By Ted Gregory, Chicago Tribune

Jun. 22–Joseph Leija is a soft-spoken 78-year-old allergist who has been practicing medicine for 50 years.

But when he makes his way to the rooftop of a suburban medical building, he becomes something more: Dr. Pollen.

Leija is the sole provider of official pollen counts in Illinois, a critical role considering that an estimated 60 million people are suffering from allergies in the U.S. And that number is growing.

An assortment of news outlets, researchers and people suffering from maladies ranging from hay fever to asthma depend on his information.

“Sometimes my wife says I’m nuts for doing it, but it’s a challenge and I like the challenge,” Leija said. “I feel good that I can give people something I think is substantial to help them live a better life.”

Leija has been providing his counts for 12 years, ever since the American Academy of Allergy, Asthma and Immunology invited him to be trained and certified in the specialty. It is a solitary job.

He wakes at 5:30 a.m. every weekday and arrives at his office in the Gottlieb Professional Building in Melrose Park by about 7:15 a.m. There he reaches for a slide coated with a thin layer of silicone.

He slips the slide in a special case and calls the security desk to say he is heading up to the roof. The security guards give him a quick weather update.

He takes the elevator to the sixth floor and climbs 24 steps to the gravel roof, where he navigates around the air conditioning equipment.

“It’s a little spooky up there sometimes,” Leija said, and not merely because the volumetric spore trap–the machine that collects airborne particles–looks like a cross between a 3-foot mosquito and a lunar module.

Once he gets to the machine, Leija pulls one slide and replaces it with another. Then he trudges back downstairs to his office, where he spends the next two hours with a microscope analyzing what turned up on the first slide.

After determining the type of pollen and calculating the day’s pollen count, Leija contacts the National Allergy Bureau with his information. Friday’s pollen count, for example, registered low levels of tree and mold pollen, and moderate levels for grass and weed pollen.

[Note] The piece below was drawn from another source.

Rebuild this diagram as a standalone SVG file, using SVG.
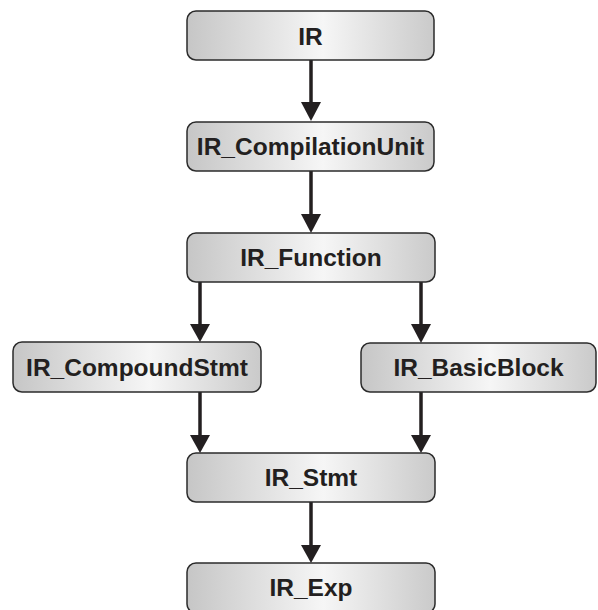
<svg xmlns="http://www.w3.org/2000/svg" width="598" height="610" viewBox="0 0 598 610">
<defs>
<linearGradient id="g" x1="0" y1="0" x2="1" y2="0">
<stop offset="0" stop-color="#c6c6c6"/>
<stop offset="0.55" stop-color="#f6f6f6"/>
<stop offset="1" stop-color="#cacaca"/>
</linearGradient>
<style>
.box{fill:url(#g);stroke:#2b2b2b;stroke-width:1.5}
.lbl{font-family:"Liberation Sans",Arial,sans-serif;font-weight:bold;font-size:24.5px;fill:#231f20;text-anchor:middle}
.edge{stroke:#231f20;stroke-width:3.5;fill:none}
.head{fill:#231f20}
</style>
</defs>
<rect width="598" height="610" fill="#ffffff"/>
<g id="connectors">
<line class="edge" x1="311" y1="60" x2="311" y2="104"/><path class="head" d="M301,102 L321,102 L311,121 Z"/>
<line class="edge" x1="311" y1="171" x2="311" y2="216"/><path class="head" d="M301,214 L321,214 L311,233 Z"/>
<line class="edge" x1="200" y1="282" x2="200" y2="326"/><path class="head" d="M190,324 L210,324 L200,342 Z"/>
<line class="edge" x1="421" y1="282" x2="421" y2="326"/><path class="head" d="M411,324 L431,324 L421,343 Z"/>
<line class="edge" x1="200" y1="392" x2="200" y2="437"/><path class="head" d="M190,435 L210,435 L200,453 Z"/>
<line class="edge" x1="421" y1="392" x2="421" y2="437"/><path class="head" d="M411,435 L431,435 L421,453 Z"/>
<line class="edge" x1="311" y1="502" x2="311" y2="547"/><path class="head" d="M301,545 L321,545 L311,563 Z"/>
</g>
<g id="n_ir"><rect class="box" x="187" y="11" width="247" height="49" rx="9"/><text class="lbl" x="310.5" y="44.5">IR</text></g>
<g id="n_cu"><rect class="box" x="187" y="122" width="247" height="49" rx="9"/><text class="lbl" x="310.5" y="155">IR_CompilationUnit</text></g>
<g id="n_fn"><rect class="box" x="187" y="233" width="248" height="49" rx="9"/><text class="lbl" x="311" y="266">IR_Function</text></g>
<g id="n_cs"><rect class="box" x="13" y="342" width="248" height="50" rx="9"/><text class="lbl" x="137" y="376">IR_CompoundStmt</text></g>
<g id="n_bb"><rect class="box" x="361" y="343" width="235" height="49" rx="9"/><text class="lbl" x="478.5" y="376">IR_BasicBlock</text></g>
<g id="n_st"><rect class="box" x="187" y="453" width="248" height="49" rx="9"/><text class="lbl" x="311" y="486">IR_Stmt</text></g>
<g id="n_ex"><rect class="box" x="187" y="563" width="248" height="50" rx="9"/><text class="lbl" x="311" y="596">IR_Exp</text></g>
</svg>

Assistants call Gottlieb Memorial Hospital staff, who place the pollen counts on the hospital’s Web site, www.gottliebhospital.org. The results also are recorded on an allergy hot line (866-476-5536) by 10 a.m.

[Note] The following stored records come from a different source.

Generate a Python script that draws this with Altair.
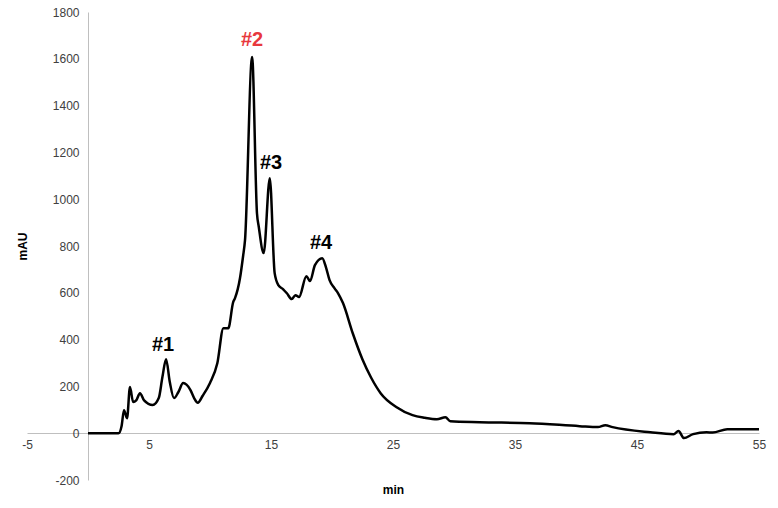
import altair as alt
import pandas as pd

# Chromatogram trace
time_min = [0, 2.5, 2.75, 2.95, 3.2, 3.44, 3.7, 3.95, 4.26, 4.6, 5.3, 5.8, 6.1, 6.4, 6.7,
            7.05, 7.4, 7.8, 8.4, 8.7, 9.0, 9.4, 10.0, 10.6, 11.1, 11.5, 11.9, 12.05,
            12.46, 12.7, 12.87, 13.45, 13.85, 14.0, 14.4, 14.9, 15.3, 15.6, 16.0, 16.3,
            16.7, 17.0, 17.3, 17.9, 18.2, 18.6, 19.2, 19.5, 19.8, 20.2, 20.5, 20.9,
            21.7, 22.5, 23.2, 24.0, 25.3, 26.6, 27.6, 28.6, 29.3, 29.7, 32.1, 36.2, 40.3,
            41.8, 42.4, 43.0, 46.1, 48.0, 48.4, 48.85, 49.6, 50.7, 51.2, 52.4, 55.0]
absorbance_mau = [0, 0, 30, 98, 64, 197, 133, 140, 171, 140, 120, 150, 240, 316, 220,
                  150, 175, 214, 184, 150, 130, 160, 215, 299, 449, 449, 560, 577,
                  663, 752, 825, 1608, 940, 881, 770, 1090, 684, 633, 615, 598,
                  573, 590, 582, 671, 650, 718, 748, 710, 654, 620, 598, 556,
                  427, 315, 238, 170, 111, 77, 66, 60, 68, 51, 47, 43, 30,
                  26, 34, 26, 4, -4, 9, -21, -4, 4, 3, 17, 17]

peak_labels = ["#1", "#2", "#3", "#4"]
peak_x = [6.15, 13.45, 15.0, 19.1]
peak_y = [376, 1680, 1154, 812]
peak_colors = ["#000000", "#e8383d", "#000000", "#000000"]

x_ticks = [-5, 5, 15, 25, 35, 45, 55]
y_ticks = [-200, 0, 200, 400, 600, 800, 1000, 1200, 1400, 1600, 1800]

df = pd.DataFrame({"t": time_min, "mAU": absorbance_mau})
lab = pd.DataFrame({"label": peak_labels, "t": peak_x, "mAU": peak_y, "color": peak_colors})

FONT = "Liberation Sans"
x_scale = alt.Scale(domain=[-5, 55], nice=False, zero=False)
y_scale = alt.Scale(domain=[-200, 1800], nice=False, zero=False)

x_axis = alt.Axis(values=x_ticks, title="min", offset=-47, grid=False, ticks=False, tickSize=0,
                  labelExpr="'' + datum.value",
                  domainColor="#bfbfbf", domainWidth=1, labelColor="#404040", labelFont=FONT,
                  labelFontSize=12, labelPadding=6, labelOverlap=False, labelFlush=False,
                  titleFont=FONT, titleFontSize=12, titleFontWeight="bold", titleColor="#000000",
                  titleX=366, titleY=56, titleAlign="center", titleBaseline="middle")
y_axis = alt.Axis(values=y_ticks, title="mAU", offset=-61, grid=False, ticks=False, tickSize=0,
                  labelExpr="'' + datum.value",
                  domainColor="#bfbfbf", domainWidth=1, labelColor="#404040", labelFont=FONT,
                  labelFontSize=12, labelPadding=9, labelOverlap=False, labelFlush=False,
                  titleFont=FONT, titleFontSize=12, titleFontWeight="bold", titleColor="#000000",
                  titleX=-66, titleY=234, titleAngle=270, titleAlign="center", titleBaseline="middle")

line = alt.Chart(df).mark_line(color="black", strokeWidth=2.5, strokeJoin="round",
                               interpolate="monotone").encode(
    x=alt.X("t:Q", scale=x_scale, axis=x_axis),
    y=alt.Y("mAU:Q", scale=y_scale, axis=y_axis),
)

text = alt.Chart(lab).mark_text(font=FONT, fontSize=20, fontWeight="bold", baseline="middle",
                                align="center").encode(
    x=alt.X("t:Q", scale=x_scale),
    y=alt.Y("mAU:Q", scale=y_scale),
    text="label:N",
    color=alt.Color("color:N", scale=None),
)

chart = alt.layer(line, text).properties(
    width=732, height=468,
    autosize=alt.AutoSizeParams(type="none"),
    padding={"left": 27, "top": 12, "right": 19, "bottom": 28},
    background="white",
).configure_view(strokeWidth=0)

chart.save("out.html", embed_options={"renderer": "svg", "actions": False})
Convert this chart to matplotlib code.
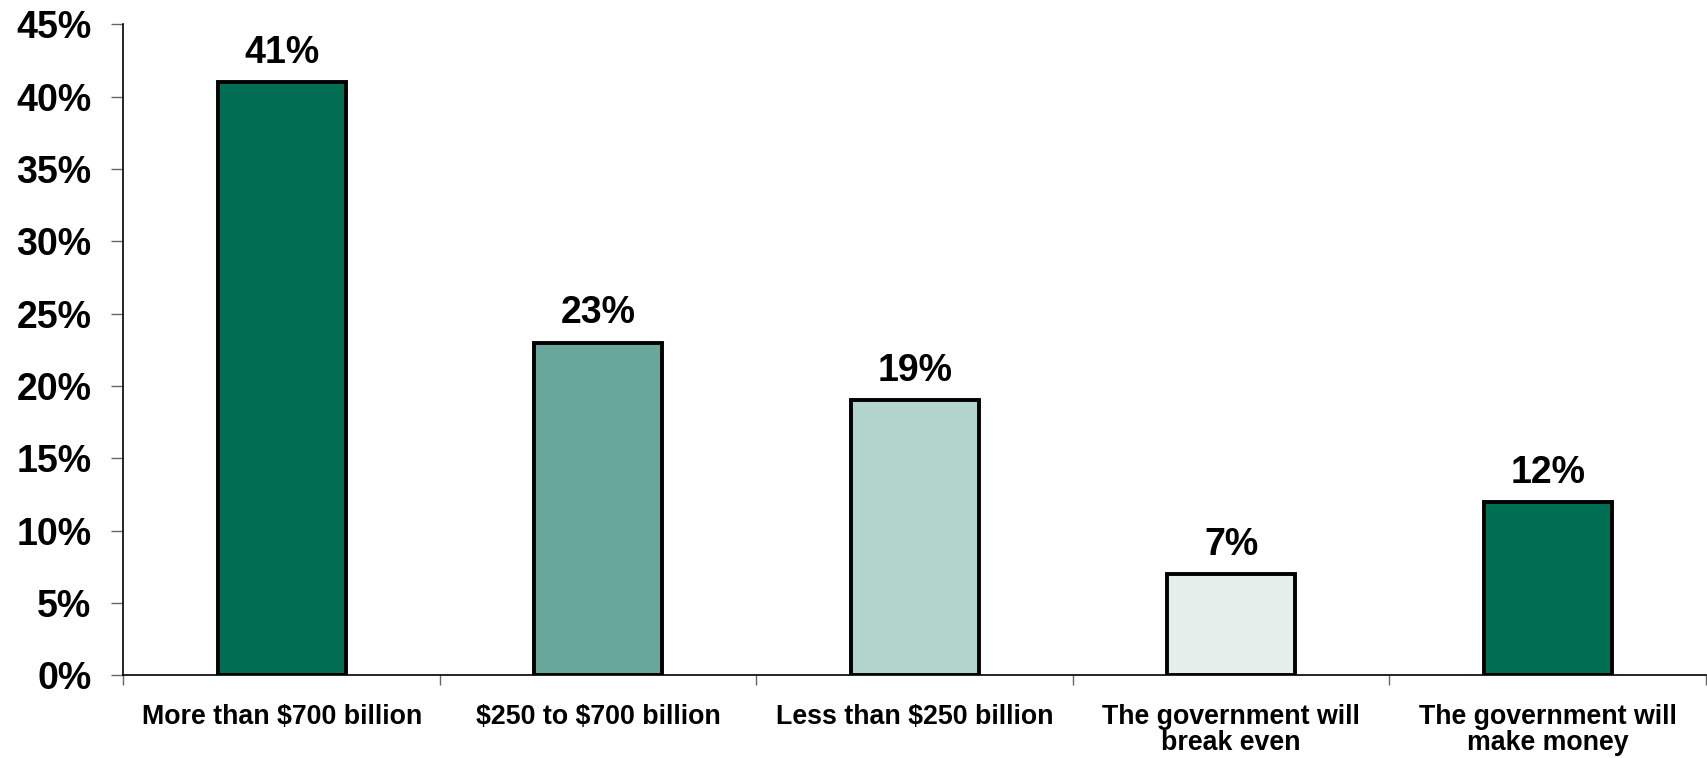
import matplotlib.pyplot as plt
import numpy as np

plt.rcParams.update({
    'font.family': ['Liberation Sans', 'DejaVu Sans'],
    'font.weight': 'bold',
    'text.parse_math': False,
})

# Survey answers and share of respondents (%)
categories = ['More than $700 billion', '$250 to $700 billion', 'Less than $250 billion',
              'The government will\nbreak even', 'The government will\nmake money']
values = [41, 23, 19, 7, 12]
bar_colors = ['#006E52', '#67A89A', '#B2D4CC', '#E4EFEB', '#006E52']
y_ticks = [0, 5, 10, 15, 20, 25, 30, 35, 40, 45]

fig = plt.figure(figsize=(17.07, 7.58), dpi=100)
ax = fig.add_axes([0.0723, 0.1091, 0.9271, 0.8589])

x = np.arange(len(categories))
ax.bar(x, values, width=0.405, color=bar_colors, edgecolor='black', linewidth=2.8, zorder=3)

# Value labels above each bar
for xi, v in zip(x, values):
    ax.annotate(f"{v}%", (xi, v), xytext=(0, 8), textcoords='offset points',
                ha='center', va='bottom', fontsize=27, fontweight='bold')

ax.set_xlim(-0.5, len(categories) - 0.5)
ax.set_ylim(0, 45)

ax.set_yticks(y_ticks)
ax.set_yticklabels([f"{t}%" for t in y_ticks], fontsize=27, fontweight='bold')
ax.tick_params(axis='y', direction='out', length=9, width=1, color='#666666', pad=14)

# Category labels centred, ticks at category boundaries
ax.set_xticks(x)
ax.set_xticklabels(categories, fontsize=19.3, fontweight='bold', linespacing=1.0)
ax.tick_params(axis='x', which='major', length=0, pad=21)
ax.set_xticks(np.arange(-0.5, len(categories)), minor=True)
ax.tick_params(axis='x', which='minor', direction='out', length=7, width=1, color='#666666')

for side in ['top', 'right']:
    ax.spines[side].set_visible(False)
ax.spines['left'].set_linewidth(1.2)
ax.spines['bottom'].set_linewidth(1.2)

plt.savefig('out.png', dpi=100)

Many local news and weather outlets take the counts from the hospital’s Web site. WGN-TV’s chief meteorologist, Tom Skilling, is called with the count, Leija said.

Other allergists, mainly at universities, also use the information for research, he added.

It clearly is a popular service. The hot line has been receiving 10,000 calls a year for the last several years, Leija said.

Or, as his office manager, Pat Pagni, said: “It spreads like wildfire. People are just very aware during the allergy season.”

Often, Leija is pressed to speculate on trends and patterns in pollen counts. He refuses, saying pollen count is too complicated and a little fickle because it is so easily influenced by humidity, rain, temperature and wind velocity. He will say the slides are much dirtier than they were when he started in 1996, although he is not sure why.

Solitary as the job may be, Leija is getting noticed.

Last year, he received the Outstanding Leadership Award in Medicine from the Des Plaines Valley Council of the Boy Scouts of America. In 2006, Leija was given a public service award from the Chicago Medical Society. In 2004, the Illinois Society of Allergy, Asthma and Immunology gave him its distinguished service award.

And, he has the appreciation of Greg Anderson, 27, of Westchester.

“What he gives us is the real statistics,” said Anderson, who was in Leija’s Melrose Park office Friday. Anderson, who has asthma and allergic rhinitis, said the pollen count Web site is on his computer list of favorites.

“You can go other places, but most of those are just ‘guesstimates,’ ” Anderson said. “It’s so nice to have this information so we know what the weather is doing to the pollen count and how it’s affecting me.”